A New York Times piece summed up the mood in the financial industry, “As Reform Takes Shape, Some Relief on Wall St.” The Times piece notes, “Wall Street’s initial verdict seems to be that it could have been much more draconian. ‘If you talk to anyone privately, there’s a sigh of relief,’ said one veteran investment banker who insisted on anonymity because of the delicacy of the issue. ‘It’ll crimp the profit pool initially by 15 or 20 percent and increase oversight and compliance costs, but there’s no breakup of any institution or onerous new taxes.’”

The Times continued, “Big banks and brokerage firms, experts said, will adjust to the changes, creating new revenue streams to make up for reduced profits, and find ways to work around the new regulations. In other words, the industry’s landscape may not be facing an earthquake, after all.”

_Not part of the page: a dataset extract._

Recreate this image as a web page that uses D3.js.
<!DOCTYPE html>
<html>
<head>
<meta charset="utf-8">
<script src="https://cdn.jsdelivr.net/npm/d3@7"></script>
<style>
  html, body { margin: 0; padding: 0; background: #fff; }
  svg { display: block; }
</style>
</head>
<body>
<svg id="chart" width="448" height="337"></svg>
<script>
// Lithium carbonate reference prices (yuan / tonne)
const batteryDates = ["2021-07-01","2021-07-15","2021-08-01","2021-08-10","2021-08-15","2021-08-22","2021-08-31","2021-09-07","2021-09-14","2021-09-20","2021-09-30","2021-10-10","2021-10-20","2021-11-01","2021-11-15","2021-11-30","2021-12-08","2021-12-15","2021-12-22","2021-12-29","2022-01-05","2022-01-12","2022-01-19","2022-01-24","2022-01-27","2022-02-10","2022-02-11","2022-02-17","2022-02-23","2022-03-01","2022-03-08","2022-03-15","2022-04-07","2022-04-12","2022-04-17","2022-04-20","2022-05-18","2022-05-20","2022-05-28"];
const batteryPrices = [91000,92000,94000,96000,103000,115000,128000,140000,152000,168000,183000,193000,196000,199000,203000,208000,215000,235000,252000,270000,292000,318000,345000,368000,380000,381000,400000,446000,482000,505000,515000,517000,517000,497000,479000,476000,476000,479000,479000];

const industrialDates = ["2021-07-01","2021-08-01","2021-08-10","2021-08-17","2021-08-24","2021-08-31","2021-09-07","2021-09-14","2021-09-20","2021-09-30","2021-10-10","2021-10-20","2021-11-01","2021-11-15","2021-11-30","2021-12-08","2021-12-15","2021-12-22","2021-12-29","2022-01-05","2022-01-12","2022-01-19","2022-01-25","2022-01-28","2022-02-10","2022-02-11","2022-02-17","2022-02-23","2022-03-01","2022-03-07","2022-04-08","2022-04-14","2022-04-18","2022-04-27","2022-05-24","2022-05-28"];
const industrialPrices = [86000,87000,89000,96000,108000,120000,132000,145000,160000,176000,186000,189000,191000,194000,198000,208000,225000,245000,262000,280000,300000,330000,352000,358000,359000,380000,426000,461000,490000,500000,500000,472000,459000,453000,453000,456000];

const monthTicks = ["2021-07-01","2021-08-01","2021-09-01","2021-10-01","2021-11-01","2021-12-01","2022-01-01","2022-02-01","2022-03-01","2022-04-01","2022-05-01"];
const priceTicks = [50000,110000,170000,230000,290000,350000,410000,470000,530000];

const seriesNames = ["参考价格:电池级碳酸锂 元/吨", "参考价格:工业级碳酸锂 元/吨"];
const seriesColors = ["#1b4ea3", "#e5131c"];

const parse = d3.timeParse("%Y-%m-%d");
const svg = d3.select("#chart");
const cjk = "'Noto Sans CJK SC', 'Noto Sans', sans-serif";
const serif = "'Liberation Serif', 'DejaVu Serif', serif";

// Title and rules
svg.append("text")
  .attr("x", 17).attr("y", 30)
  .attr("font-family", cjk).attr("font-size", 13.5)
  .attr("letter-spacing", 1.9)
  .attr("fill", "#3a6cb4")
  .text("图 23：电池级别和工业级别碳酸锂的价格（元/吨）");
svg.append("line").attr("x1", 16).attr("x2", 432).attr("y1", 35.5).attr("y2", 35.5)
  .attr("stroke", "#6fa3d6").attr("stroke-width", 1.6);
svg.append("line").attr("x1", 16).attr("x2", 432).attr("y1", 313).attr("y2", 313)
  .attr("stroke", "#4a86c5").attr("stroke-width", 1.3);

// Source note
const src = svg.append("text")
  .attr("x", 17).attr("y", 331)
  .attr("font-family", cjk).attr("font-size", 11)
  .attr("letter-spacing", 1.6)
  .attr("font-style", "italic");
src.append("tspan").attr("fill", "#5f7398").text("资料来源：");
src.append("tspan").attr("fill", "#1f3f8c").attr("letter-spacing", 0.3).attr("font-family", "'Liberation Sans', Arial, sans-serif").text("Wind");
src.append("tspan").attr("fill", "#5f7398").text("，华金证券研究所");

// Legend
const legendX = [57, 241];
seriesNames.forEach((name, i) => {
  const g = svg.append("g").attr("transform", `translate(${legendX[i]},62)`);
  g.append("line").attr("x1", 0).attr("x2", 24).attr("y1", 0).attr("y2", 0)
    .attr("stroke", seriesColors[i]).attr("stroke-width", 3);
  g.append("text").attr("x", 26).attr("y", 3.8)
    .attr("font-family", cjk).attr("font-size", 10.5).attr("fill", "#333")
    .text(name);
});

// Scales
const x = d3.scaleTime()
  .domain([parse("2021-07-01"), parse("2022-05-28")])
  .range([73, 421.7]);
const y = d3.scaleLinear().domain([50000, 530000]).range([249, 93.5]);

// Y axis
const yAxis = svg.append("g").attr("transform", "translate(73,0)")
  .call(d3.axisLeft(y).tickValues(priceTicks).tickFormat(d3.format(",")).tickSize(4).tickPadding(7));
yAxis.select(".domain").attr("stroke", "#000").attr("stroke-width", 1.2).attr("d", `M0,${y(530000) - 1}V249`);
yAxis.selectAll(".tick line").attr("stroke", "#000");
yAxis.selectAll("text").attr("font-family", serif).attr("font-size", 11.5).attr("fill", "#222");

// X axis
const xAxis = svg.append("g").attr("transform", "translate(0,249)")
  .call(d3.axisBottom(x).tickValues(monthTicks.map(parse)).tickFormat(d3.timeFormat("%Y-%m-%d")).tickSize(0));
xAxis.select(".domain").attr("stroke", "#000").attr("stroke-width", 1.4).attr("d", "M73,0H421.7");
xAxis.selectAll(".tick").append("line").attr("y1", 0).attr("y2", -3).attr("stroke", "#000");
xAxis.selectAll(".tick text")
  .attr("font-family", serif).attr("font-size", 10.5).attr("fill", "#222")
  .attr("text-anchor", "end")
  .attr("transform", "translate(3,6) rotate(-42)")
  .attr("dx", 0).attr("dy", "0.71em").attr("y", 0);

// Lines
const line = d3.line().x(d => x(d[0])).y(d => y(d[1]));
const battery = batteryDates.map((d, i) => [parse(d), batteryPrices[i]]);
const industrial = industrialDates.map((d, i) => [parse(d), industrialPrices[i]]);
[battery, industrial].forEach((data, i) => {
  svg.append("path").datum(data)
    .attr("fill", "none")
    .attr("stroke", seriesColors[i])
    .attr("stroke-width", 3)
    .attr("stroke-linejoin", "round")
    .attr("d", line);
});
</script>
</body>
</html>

No one the slightest bit familiar with the American political landscape and the events since September 2008 will be shocked by this. The Obama administration, like its predecessor, has intervened in the economic crisis with one central goal in mind: protecting the profits and interests of the large banks and Wall Street firms. Trillions have been made available to the latter, even as millions of people saw their jobs disappear, their homes repossessed or plummet in value, and vital social programs eviscerated.

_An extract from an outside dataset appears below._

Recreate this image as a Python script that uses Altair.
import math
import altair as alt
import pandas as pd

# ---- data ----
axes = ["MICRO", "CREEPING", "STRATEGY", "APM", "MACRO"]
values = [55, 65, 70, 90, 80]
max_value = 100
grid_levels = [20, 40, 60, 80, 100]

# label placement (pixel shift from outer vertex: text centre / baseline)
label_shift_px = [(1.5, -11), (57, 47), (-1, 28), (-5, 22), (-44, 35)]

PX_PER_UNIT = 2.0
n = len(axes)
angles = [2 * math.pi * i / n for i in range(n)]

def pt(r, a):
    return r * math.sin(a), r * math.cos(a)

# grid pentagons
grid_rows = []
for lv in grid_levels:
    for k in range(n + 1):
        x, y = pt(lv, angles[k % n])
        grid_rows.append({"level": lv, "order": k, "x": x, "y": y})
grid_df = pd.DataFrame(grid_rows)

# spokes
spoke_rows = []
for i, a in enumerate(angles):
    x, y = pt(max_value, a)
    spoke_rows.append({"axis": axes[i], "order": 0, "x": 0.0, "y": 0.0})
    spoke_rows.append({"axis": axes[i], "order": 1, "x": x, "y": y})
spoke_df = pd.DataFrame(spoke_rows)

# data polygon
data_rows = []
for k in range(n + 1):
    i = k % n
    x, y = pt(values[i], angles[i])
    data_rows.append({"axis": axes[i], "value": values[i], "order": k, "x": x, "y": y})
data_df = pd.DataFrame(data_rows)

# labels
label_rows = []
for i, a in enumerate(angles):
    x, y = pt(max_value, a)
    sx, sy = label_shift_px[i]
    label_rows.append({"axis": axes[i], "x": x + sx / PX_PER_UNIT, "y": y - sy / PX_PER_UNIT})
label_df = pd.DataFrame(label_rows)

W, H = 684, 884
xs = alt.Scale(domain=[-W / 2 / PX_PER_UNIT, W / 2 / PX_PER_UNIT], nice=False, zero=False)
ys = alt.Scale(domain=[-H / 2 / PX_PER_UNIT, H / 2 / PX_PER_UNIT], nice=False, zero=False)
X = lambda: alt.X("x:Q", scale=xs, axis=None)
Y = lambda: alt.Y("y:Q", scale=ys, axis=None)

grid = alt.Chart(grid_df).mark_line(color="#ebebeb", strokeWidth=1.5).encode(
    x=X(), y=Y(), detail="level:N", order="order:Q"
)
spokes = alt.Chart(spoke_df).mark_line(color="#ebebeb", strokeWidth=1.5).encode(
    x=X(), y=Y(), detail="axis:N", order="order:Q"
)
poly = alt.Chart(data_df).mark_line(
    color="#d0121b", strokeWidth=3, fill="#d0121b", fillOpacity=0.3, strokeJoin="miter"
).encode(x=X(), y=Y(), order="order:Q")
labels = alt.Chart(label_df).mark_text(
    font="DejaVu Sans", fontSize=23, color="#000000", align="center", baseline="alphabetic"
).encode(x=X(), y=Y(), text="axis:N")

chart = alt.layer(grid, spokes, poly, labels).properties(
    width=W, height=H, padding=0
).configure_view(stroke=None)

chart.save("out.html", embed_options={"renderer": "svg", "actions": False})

The politicians of both major parties rest comfortably inside the pockets of the great and not-so-great financial institutions. OpenSecrets.org explains, “Despite the sub-prime mortgage crisis and eventual Wall Street collapse that occurred during the 2008 election cycle, banks still managed to give federal candidates and parties more than $37 million in that period.” Barack Obama, Hillary Clinton, and US Senators Kerry, Christopher Dodd, Charles Schumer and Richard Shelby have been among the commercial banks’ most favored recipients of campaign contributions in recent years.

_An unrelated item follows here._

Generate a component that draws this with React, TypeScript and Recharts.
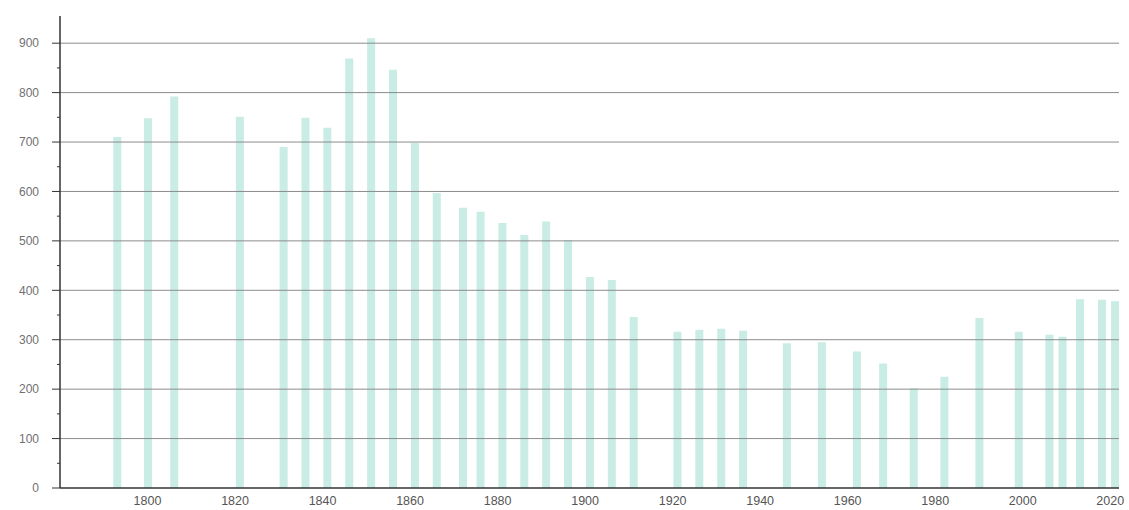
import React from "react";
import { ComposedChart, Bar, XAxis, YAxis, ReferenceLine } from "recharts";

const years = [1793, 1800, 1806, 1821, 1831, 1836, 1841, 1846, 1851, 1856, 1861, 1866, 1872, 1876, 1881, 1886, 1891, 1896, 1901, 1906, 1911, 1921, 1926, 1931, 1936, 1946, 1954, 1962, 1968, 1975, 1982, 1990, 1999, 2006, 2009, 2013, 2018, 2021];
const population = [710, 748, 792, 751, 690, 749, 729, 869, 910, 846, 698, 597, 567, 559, 536, 512, 539, 502, 427, 421, 346, 316, 320, 322, 318, 293, 295, 276, 252, 202, 225, 344, 316, 310, 306, 382, 381, 378];
const xTicks = [1800, 1820, 1840, 1860, 1880, 1900, 1920, 1940, 1960, 1980, 2000, 2020];
const yAllTicks = [0, 50, 100, 150, 200, 250, 300, 350, 400, 450, 500, 550, 600, 650, 700, 750, 800, 850, 900];
const gridValues = [100, 200, 300, 400, 500, 600, 700, 800, 900];

const data = years.map((y, i) => ({ year: y, pop: population[i] }));

const FONT = "'Liberation Sans', Arial, sans-serif";

const YTick = (props: any) => {
  const { x, y, payload } = props;
  const v = payload.value as number;
  const major = v % 100 === 0;
  return (
    <g>
      <line x1={x + 8 - (major ? 8 : 3)} x2={x + 8} y1={y} y2={y} stroke="#333" strokeWidth={1} />
      {major && (
        <text x={x - 13} y={y} dy="0.35em" textAnchor="end" fontSize={12} fill="#707070" fontFamily={FONT}>
          {v}
        </text>
      )}
    </g>
  );
};

export default function App() {
  return (
    <div style={{ position: "absolute", left: 0, top: 0, background: "#fff" }}>
      <ComposedChart
        width={1129}
        height={510}
        data={data}
        margin={{ top: 16, right: 10, left: 0, bottom: 0 }}
      >
        {gridValues.map((v) => (
          <ReferenceLine key={v} y={v} stroke="#8c8c8c" strokeWidth={1} />
        ))}
        <XAxis
          dataKey="year"
          type="number"
          domain={[1780, 2022]}
          ticks={xTicks}
          allowDataOverflow
          height={22}
          tickLine={false}
          axisLine={{ stroke: "#333", strokeWidth: 1.5 }}
          tick={{ fontSize: 12.5, fill: "#555", fontFamily: FONT }}
          interval={0}
        />
        <YAxis
          type="number"
          domain={[0, 955]}
          ticks={yAllTicks}
          width={60}
          interval={0}
          tickLine={false}
          axisLine={{ stroke: "#333", strokeWidth: 1.5 }}
          tick={<YTick />}
          allowDataOverflow
        />
        <Bar dataKey="pop" fill="#c9ece4" barSize={8} isAnimationActive={false} />
      </ComposedChart>
    </div>
  );
}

Only a very naïve individual, a political idiot, or an editor of the Nation magazine could imagine that, under these conditions, the American ruling elite would turn on its friends on Wall Street and do anything to impede their money-making, or their capacity to precipitate further and greater financial disasters.

More or less simultaneously with the passage of the “sweeping” financial reform bill came the news that Obama’s Justice Department has decided not to press charges against a former executive of American International Group Inc., whose dealings in mortgage-related securities nearly bankrupted the company and helped lead to a government bailout worth $180 billion.

Austerity for the population, which has been “living beyond its means,” which must “tighten its belt” … while the looters in expensive suits go about their business.

A growing sense of this reality is generating enormous public outrage against big business, which cannot find any expression in the current political set-up, owned and operated by the corporate-financial aristocracy. As Bloomberg noted recently, based on the results of its own polling, “Wall Street Despised in Poll Showing Most Want Regulation.” According to a recent Harris poll, only 8 percent of the population expressed “a great deal of confidence” in Wall Street, a degree of disaffection only matched by the population’s mistrust and dislike of Congress.

The public’s instincts are correct, but a campaign to genuinely “overhaul” the financial system will only take place on the basis of a total break with the existing political system.

The only progressive alternative is a broad-based socialist movement developing in the working class and among young people. Such a movement would rally support behind the demand for criminal investigations of those responsible for the financial collapse, the recovery of the trillions stolen by American corporate interests, an end to foreclosures and repossessions, billions for jobs, education and health care, and the nationalization of the giant banks and Wall Street firms.